DIR: Pierre Coffin, Kyle Balda • WRI: Brian Lynch • PRO: Janet Healy, Christopher Meledandri • ED: Claire Dodgson • MUS: Heitor Pereira • Cast: Pierre Coffin, Sandra Bullock, Jon Hamm, Michael Keaton, Allison Janney, Steve Coogan, Geoffrey Rush
While Minion’s predecessors Despicable Me and Despicable Me 2 focused on the antics of Gru, the world’s greatest supervillain, this film focuses on, well, you can probably guess. Gru’s beloved little yellow henchmen are the be-all and end-all of this film, in their historic quest to find an evil master worthy of their service.

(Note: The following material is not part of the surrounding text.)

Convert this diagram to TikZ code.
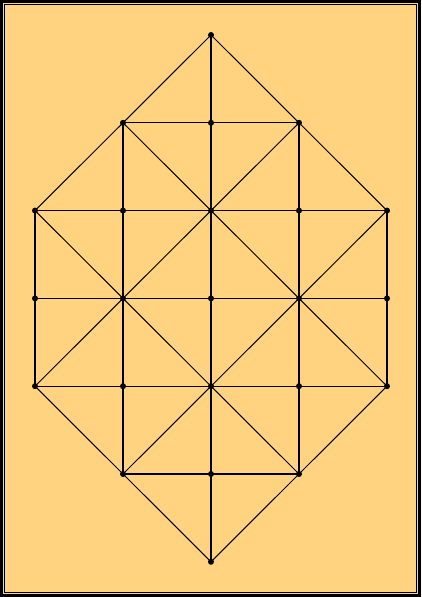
\documentclass[tikz,border=0pt]{standalone}
\definecolor{bgorange}{RGB}{255,211,128}
\begin{document}
\begin{tikzpicture}[x=1pt,y=-1pt,
  gridline/.style={black,line width=1.3pt},
  diagline/.style={black,line width=1pt},
  dot/.style={circle,fill=black,inner sep=0pt,minimum size=6pt}]
\useasboundingbox (0,0) rectangle (421,597);
\fill[bgorange] (0,0) rectangle (421,597);
\draw[line width=2.6pt] (1.3,1.3) rectangle (419.7,595.7);
\draw[line width=1pt] (4.5,4.5) rectangle (416.5,592.5);
% coordinates
\foreach \i/\x in {0/35,1/123,2/211,3/299,4/387}{
  \foreach \j/\y in {0/35,1/122.8,2/210.6,3/298.4,4/386.2,5/474,6/561.8}{
    \coordinate (p-\i-\j) at (\x,\y);
  }
}
% horizontal lines
\draw[gridline] (p-1-1) -- (p-3-1);
\draw[gridline] (p-0-2) -- (p-4-2);
\draw[gridline] (p-0-3) -- (p-4-3);
\draw[gridline] (p-0-4) -- (p-4-4);
\draw[gridline] (p-1-5) -- (p-3-5);
% vertical lines
\draw[gridline] (p-0-2) -- (p-0-4);
\draw[gridline] (p-1-1) -- (p-1-5);
\draw[gridline] (p-2-0) -- (p-2-6);
\draw[gridline] (p-3-1) -- (p-3-5);
\draw[gridline] (p-4-2) -- (p-4-4);
% outline diagonals
\draw[diagline] (p-0-2) -- (p-2-0) -- (p-4-2);
\draw[diagline] (p-0-4) -- (p-2-6) -- (p-4-4);
% inner diagonals
\draw[diagline] (p-1-1) -- (p-4-4);
\draw[diagline] (p-0-2) -- (p-3-5);
\draw[diagline] (p-3-1) -- (p-0-4);
\draw[diagline] (p-4-2) -- (p-1-5);
% dots
\node[dot] (d-2-0) at (p-2-0) {};
\node[dot] (d-2-6) at (p-2-6) {};
\foreach \i in {1,2,3}{
  \node[dot] (d-\i-1) at (p-\i-1) {};
  \node[dot] (d-\i-5) at (p-\i-5) {};
}
\foreach \i in {0,...,4}{
  \foreach \j in {2,3,4}{
    \node[dot] (d-\i-\j) at (p-\i-\j) {};
  }
}
\end{tikzpicture}
\end{document}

Things start off with the Minions’ evolution since long before mankind showed up and their insatiable desire to serve the biggest baddest creature around. From giant fish to dinosaurs and, eventually, to humans, the minions manage to mess things up for every master they serve and are forced into exile to live out their days in peace… and total boredom. When enough time passes, the minions are so depressed with their now meaningless lives that three brave/foolish minions, Kevin, Stuart and Bob, venture into the world on a quest to find a new master, and evil, villainous, despicable master.
When the three make their way to America, the year is 1968 and they manage to stumble their way to a supervillain convention where they seek out the most celebrated baddie the ’60s have to offer. The particular brand of the chaos that the minions specialise in follows them everywhere and the film rarely misses an opportunity to throw laughs at its audience.
Now, anyone familiar with the first two films will probably recall that the minions speak in a frenzied blend of different languages and actual gibberish, meaning that a great deal of the story relies on physical comedy and action to move forward. However, that doesn’t mean that this film should be written off as simply silly humour for kids. It’s fantastically silly humour for kids and some really intelligent cultural references and jokes which should sail right over younger heads and make some parents chuckle, if not laugh out loud.
The cast (yep, there’s a cast), includes some wonderful performances by Sandra Bullock as supervillain extraordinaire Scarlet Overkill, Jon Hamm as Herb Overkill, Scarlet’s husband, and Geoffrey Rush as a sombre narrator, with some wonderful cameos by Steve Coogan, and Michael Keaton. It also has to be mentioned that Pierre Coffin also manages to give the best voice performance (for all the Minions) where the words don’t carry any of the meaning since Vin Diesel broke our hearts as a talking tree. The performances all hit the mark and there are really no missteps in terms of story or entertainment. The biggest flaw I could find with this film is that the 3D effects were a little bit hit and miss, occasionally drawing attention away from what was actually happening and making it hard to focus.
The minions were easily the breakout characters from the Despicable Me movies and it would have been easy to tack on any cast and weak story to sell movie tickets and a lot of yellow toys with this film. What we got instead was a clever and hugely entertaining film with a lot of evidence of thought and effort put in. Minions is a film that tries to improve on its successors and, in many respects, it really does.